Wednesday, 26 August 2009

Movie Birds – Charlie’s Angels

Pygmy Nuthatch

Movies that get their ornithology wrong appeal to the trainspotter in me. From nearly ten years ago, the bloomer in Charlie’s Angels still tickles. I'd only recently moved to California but even so knew that when Natalie (Cameron Diaz) exclaimed that a pygmy nuthatch only lived in one place, Carmel, I was definitely in Hollywoodland. Moreover, she had identified the bird from its song over a telephone connection.

For starters, few species in the world are restricted to an area as small as one town.
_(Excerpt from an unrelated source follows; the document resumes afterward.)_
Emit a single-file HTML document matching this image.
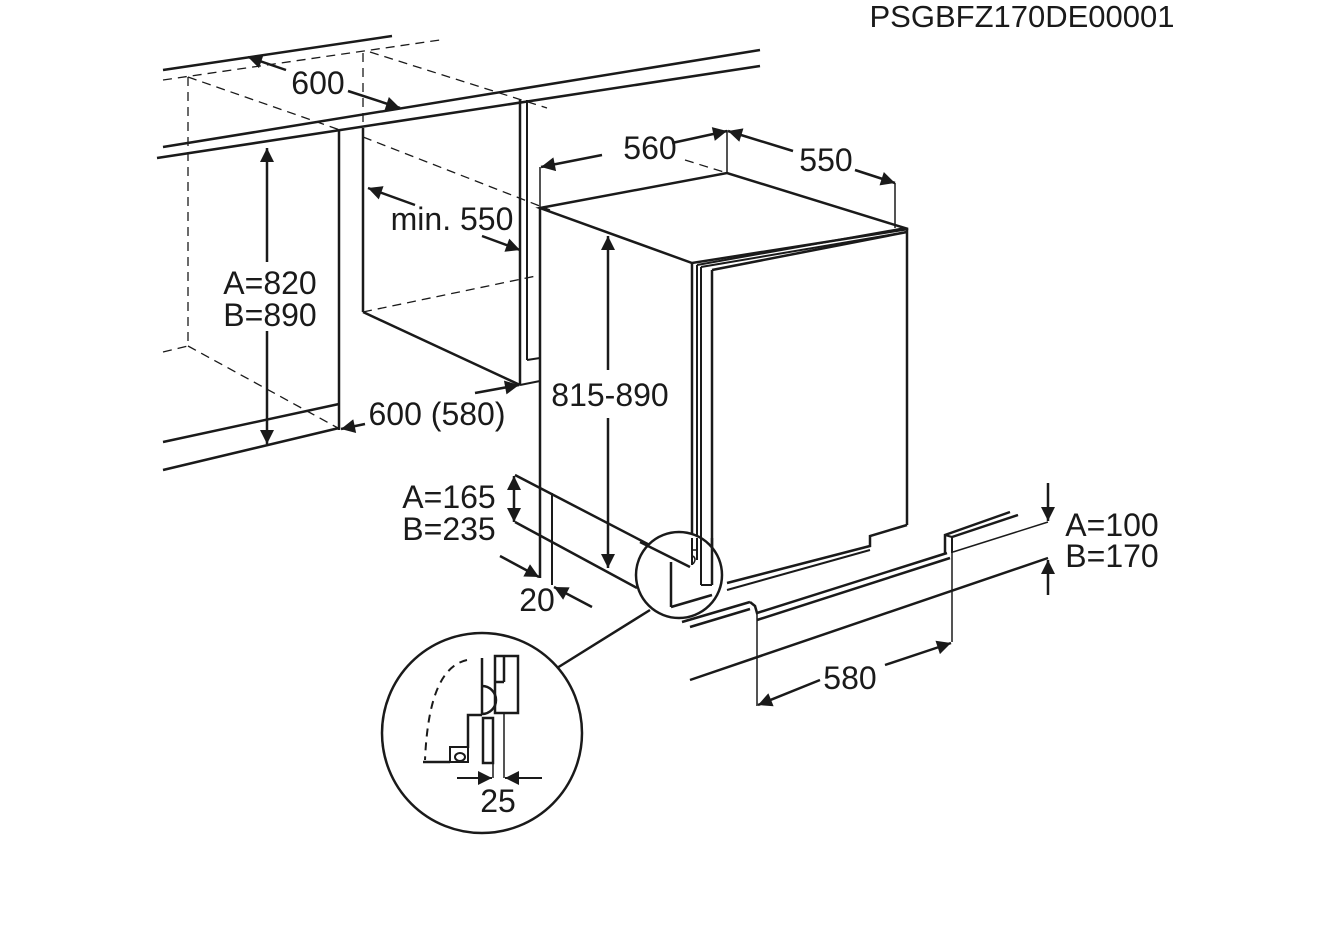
<!DOCTYPE html>
<html><head><meta charset="utf-8"><style>
html,body{margin:0;padding:0;background:#fff;}
svg{display:block;}
text{font-family:"Liberation Sans",Arial,sans-serif;fill:#1a1a1a;}
</style></head><body>
<svg width="1324" height="929" viewBox="0 0 1324 929" xmlns="http://www.w3.org/2000/svg">
<defs>
<marker id="b" viewBox="0 0 10 10" refX="10" refY="5" markerWidth="26" markerHeight="14" markerUnits="userSpaceOnUse" orient="auto"><path d="M0,0 L10,5 L0,10 z" fill="#1a1a1a"/></marker>
</defs>
<g stroke="#1a1a1a" fill="none" stroke-linecap="butt">
<line x1="163" y1="70" x2="392" y2="36" stroke-width="2.5"/>
<line x1="163" y1="80" x2="440" y2="40" stroke-width="1.3" stroke-dasharray="9,6"/>
<line x1="163" y1="147" x2="760" y2="50" stroke-width="2.5"/>
<line x1="157" y1="158" x2="760" y2="66" stroke-width="2.5"/>
<line x1="188" y1="77" x2="188" y2="346" stroke-width="1.3" stroke-dasharray="9,6"/>
<line x1="188" y1="77" x2="340" y2="130" stroke-width="1.3" stroke-dasharray="9,6"/>
<line x1="163" y1="352" x2="188" y2="346" stroke-width="1.3" stroke-dasharray="9,6"/>
<line x1="188" y1="346" x2="338" y2="428" stroke-width="1.3" stroke-dasharray="9,6"/>
<line x1="363" y1="53" x2="363" y2="128" stroke-width="1.3" stroke-dasharray="9,6"/>
<line x1="370" y1="52" x2="547" y2="108" stroke-width="1.3" stroke-dasharray="9,6"/>
<line x1="363" y1="137" x2="550" y2="210" stroke-width="1.3" stroke-dasharray="9,6"/>
<line x1="363" y1="312" x2="536" y2="276" stroke-width="1.3" stroke-dasharray="9,6"/>
<line x1="685" y1="160" x2="727" y2="173" stroke-width="1.3" stroke-dasharray="9,6"/>
<line x1="339" y1="130" x2="339" y2="430" stroke-width="2.5"/>
<line x1="363" y1="128" x2="363" y2="312" stroke-width="2.5"/>
<line x1="363" y1="312" x2="520" y2="385" stroke-width="2.5"/>
<line x1="520" y1="100" x2="520" y2="385" stroke-width="2.5"/>
<line x1="527" y1="100" x2="527" y2="360" stroke-width="2"/>
<line x1="527" y1="360" x2="540" y2="358" stroke-width="2"/>
<line x1="520" y1="385" x2="540" y2="381" stroke-width="2"/>
<line x1="163" y1="442" x2="339" y2="404" stroke-width="2.5"/>
<line x1="163" y1="470" x2="339" y2="428" stroke-width="2.5"/>
<line x1="267" y1="262" x2="267" y2="148" stroke-width="2.5" marker-end="url(#b)"/>
<line x1="267" y1="331" x2="267" y2="444" stroke-width="2.5" marker-end="url(#b)"/>
<line x1="286" y1="70" x2="248" y2="57" stroke-width="2.5" marker-end="url(#b)"/>
<line x1="348" y1="91" x2="400" y2="108" stroke-width="2.5" marker-end="url(#b)"/>
<line x1="415" y1="205" x2="368" y2="188" stroke-width="2.5" marker-end="url(#b)"/>
<line x1="482" y1="236" x2="520" y2="250" stroke-width="2.5" marker-end="url(#b)"/>
<line x1="475" y1="393" x2="519" y2="385" stroke-width="2.5" marker-end="url(#b)"/>
<line x1="365" y1="424" x2="341" y2="429" stroke-width="2.5" marker-end="url(#b)"/>
<polygon points="540,208 727,173 908,229 692,263" stroke-width="2.5"/>
<line x1="540" y1="208" x2="540" y2="578" stroke-width="2.5"/>
<line x1="692" y1="263" x2="692" y2="555" stroke-width="2.5"/>
<line x1="697" y1="265" x2="697" y2="555" stroke-width="2"/>
<line x1="701" y1="267" x2="701" y2="550" stroke-width="2"/>
<line x1="712" y1="270" x2="712" y2="585" stroke-width="2.5"/>
<line x1="697" y1="265" x2="905" y2="228" stroke-width="2"/>
<line x1="701" y1="267" x2="907" y2="232" stroke-width="2"/>
<line x1="712" y1="270" x2="907" y2="232" stroke-width="2.5"/>
<line x1="907" y1="229" x2="907" y2="525" stroke-width="2.5"/>
<polyline points="907,525 870,536 870,546 727,583" stroke-width="2.5"/>
<line x1="727" y1="590" x2="870" y2="550" stroke-width="2"/>
<line x1="515" y1="475" x2="692" y2="567" stroke-width="2.5"/>
<line x1="515" y1="522" x2="637" y2="588" stroke-width="2.5"/>
<line x1="552" y1="493" x2="552" y2="585" stroke-width="2"/>
<line x1="682" y1="622" x2="750" y2="602" stroke-width="2.5"/>
<line x1="690" y1="627" x2="750" y2="609" stroke-width="2.5"/>
<polyline points="750,602 755,606 757,613 947,553" stroke-width="2.5"/>
<line x1="757" y1="620" x2="950" y2="558" stroke-width="2.5"/>
<polyline points="945,553 945,535 1010,512" stroke-width="2.5"/>
<line x1="952" y1="537" x2="1018" y2="515" stroke-width="2.5"/>
<line x1="945" y1="535" x2="952" y2="537" stroke-width="2"/>
<line x1="952" y1="537" x2="952" y2="553" stroke-width="2"/>
<line x1="690" y1="680" x2="1048" y2="558" stroke-width="2.5"/>
<line x1="953" y1="552" x2="1048" y2="522" stroke-width="1.5"/>
<line x1="757" y1="613" x2="757" y2="706" stroke-width="1.5"/>
<line x1="952" y1="553" x2="952" y2="642" stroke-width="1.5"/>
<line x1="540" y1="167" x2="540" y2="208" stroke-width="1.5"/>
<line x1="727" y1="130" x2="727" y2="173" stroke-width="1.5"/>
<line x1="895" y1="183" x2="895" y2="228" stroke-width="1.5"/>
<line x1="602" y1="155" x2="541" y2="167" stroke-width="2.5" marker-end="url(#b)"/>
<line x1="672" y1="143" x2="727" y2="131" stroke-width="2.5" marker-end="url(#b)"/>
<line x1="793" y1="151" x2="728" y2="131" stroke-width="2.5" marker-end="url(#b)"/>
<line x1="855" y1="170" x2="895" y2="183" stroke-width="2.5" marker-end="url(#b)"/>
<line x1="608" y1="370" x2="608" y2="236" stroke-width="2.5" marker-end="url(#b)"/>
<line x1="608" y1="418" x2="608" y2="568" stroke-width="2.5" marker-end="url(#b)"/>
<line x1="514" y1="499" x2="514" y2="476" stroke-width="2.5" marker-end="url(#b)"/>
<line x1="514" y1="499" x2="514" y2="522" stroke-width="2.5" marker-end="url(#b)"/>
<line x1="500" y1="556" x2="539" y2="577" stroke-width="2.5" marker-end="url(#b)"/>
<line x1="592" y1="607" x2="554" y2="587" stroke-width="2.5" marker-end="url(#b)"/>
<line x1="1048" y1="483" x2="1048" y2="521" stroke-width="2.5" marker-end="url(#b)"/>
<line x1="1048" y1="595" x2="1048" y2="560" stroke-width="2.5" marker-end="url(#b)"/>
<line x1="820" y1="680" x2="758" y2="705" stroke-width="2.5" marker-end="url(#b)"/>
<line x1="885" y1="665" x2="951" y2="643" stroke-width="2.5" marker-end="url(#b)"/>
<circle cx="679" cy="575" r="43" stroke-width="2.5" fill="#fff"/>
<line x1="640" y1="542" x2="690" y2="567" stroke-width="2.5"/>
<line x1="671" y1="562" x2="671" y2="607" stroke-width="2.5"/>
<line x1="671" y1="607" x2="712" y2="595" stroke-width="2.5"/>
<line x1="692" y1="538" x2="692" y2="565" stroke-width="2"/>
<line x1="697" y1="538" x2="697" y2="560" stroke-width="2"/>
<line x1="701" y1="538" x2="701" y2="560" stroke-width="2"/>
<line x1="712" y1="538" x2="712" y2="585" stroke-width="2.5"/>
<line x1="701" y1="560" x2="701" y2="585" stroke-width="2"/>
<line x1="701" y1="585" x2="712" y2="585" stroke-width="2"/>
<path d="M692,550 h6 M693,556 q4,3 0,8" stroke-width="1.5"/>
<line x1="650" y1="610" x2="557" y2="668" stroke-width="2.5"/>
<circle cx="482" cy="733" r="100" stroke-width="2.5" fill="#fff"/>
<rect x="495" y="656" width="23" height="57" stroke-width="2.5"/>
<line x1="504" y1="656" x2="504" y2="682" stroke-width="2.5"/>
<line x1="495" y1="682" x2="504" y2="682" stroke-width="2.5"/>
<line x1="504" y1="713" x2="504" y2="778" stroke-width="1.5"/>
<path d="M482,658 V715 M482,686 a14,14 0 0 1 0,28" stroke-width="2.5"/>
<polyline points="482,715 468,715 468,748" stroke-width="2.5"/>
<rect x="483" y="718" width="10" height="45" stroke-width="2.5"/>
<line x1="493" y1="763" x2="493" y2="778" stroke-width="1.5"/>
<rect x="450" y="747" width="18" height="15" stroke-width="2"/>
<ellipse cx="460" cy="757" rx="5" ry="4" stroke-width="2"/>
<line x1="423" y1="762" x2="450" y2="762" stroke-width="2.5"/>
<path d="M467,660 C445,665 428,690 425,760" stroke-width="2" stroke-dasharray="8,6"/>
<line x1="457" y1="778" x2="492" y2="778" stroke-width="2" marker-end="url(#b)"/>
<line x1="542" y1="778" x2="505" y2="778" stroke-width="2" marker-end="url(#b)"/>
</g>
<g font-size="32">
<text x="1022" y="27" text-anchor="middle" font-size="31">PSGBFZ170DE00001</text>
<text x="318" y="94" text-anchor="middle">600</text>
<text x="452" y="230" text-anchor="middle">min. 550</text>
<text x="270" y="294" text-anchor="middle">A=820</text>
<text x="270" y="326" text-anchor="middle">B=890</text>
<text x="437" y="425" text-anchor="middle">600 (580)</text>
<text x="650" y="159" text-anchor="middle">560</text>
<text x="826" y="171" text-anchor="middle">550</text>
<text x="610" y="406" text-anchor="middle">815-890</text>
<text x="449" y="508" text-anchor="middle">A=165</text>
<text x="449" y="540" text-anchor="middle">B=235</text>
<text x="537" y="611" text-anchor="middle">20</text>
<text x="1112" y="536" text-anchor="middle">A=100</text>
<text x="1112" y="567" text-anchor="middle">B=170</text>
<text x="850" y="689" text-anchor="middle">580</text>
<text x="498" y="812" text-anchor="middle">25</text>
</g>
</svg>
</body></html>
Then, California really only has one endemic bird – the yellow-billed magpie, which is widespread throughout the Central Valley. To give the film’s researchers credit, pygmy nuthatch does actually occur in the state, but also in Oregon, Washington and as far east as Colorado.

What made the mistake more egregious was a previous shot of some very, very red bird supposedly representing the nuthatch; and as for the song... No, no, no, no, no. Although going to an earlier version of the screenplay on Daily Script suggests the source of this error and just how little the original authors knew about birds. In this, a good couple of pages before Natalie’s detective work, they introduce a bright red songbird, which she later, by sound, has to identify as...

A blue spotted egret?!?

Yeah, that needs a whole paragraph to itself. Then Alex (Lucy Liu) pins it down to Florida. If nothing else, this demonstrates the huge gap that can grow between script and final cut. Speaking as a wannabe film-writer, I say, “Don't shoot the author!”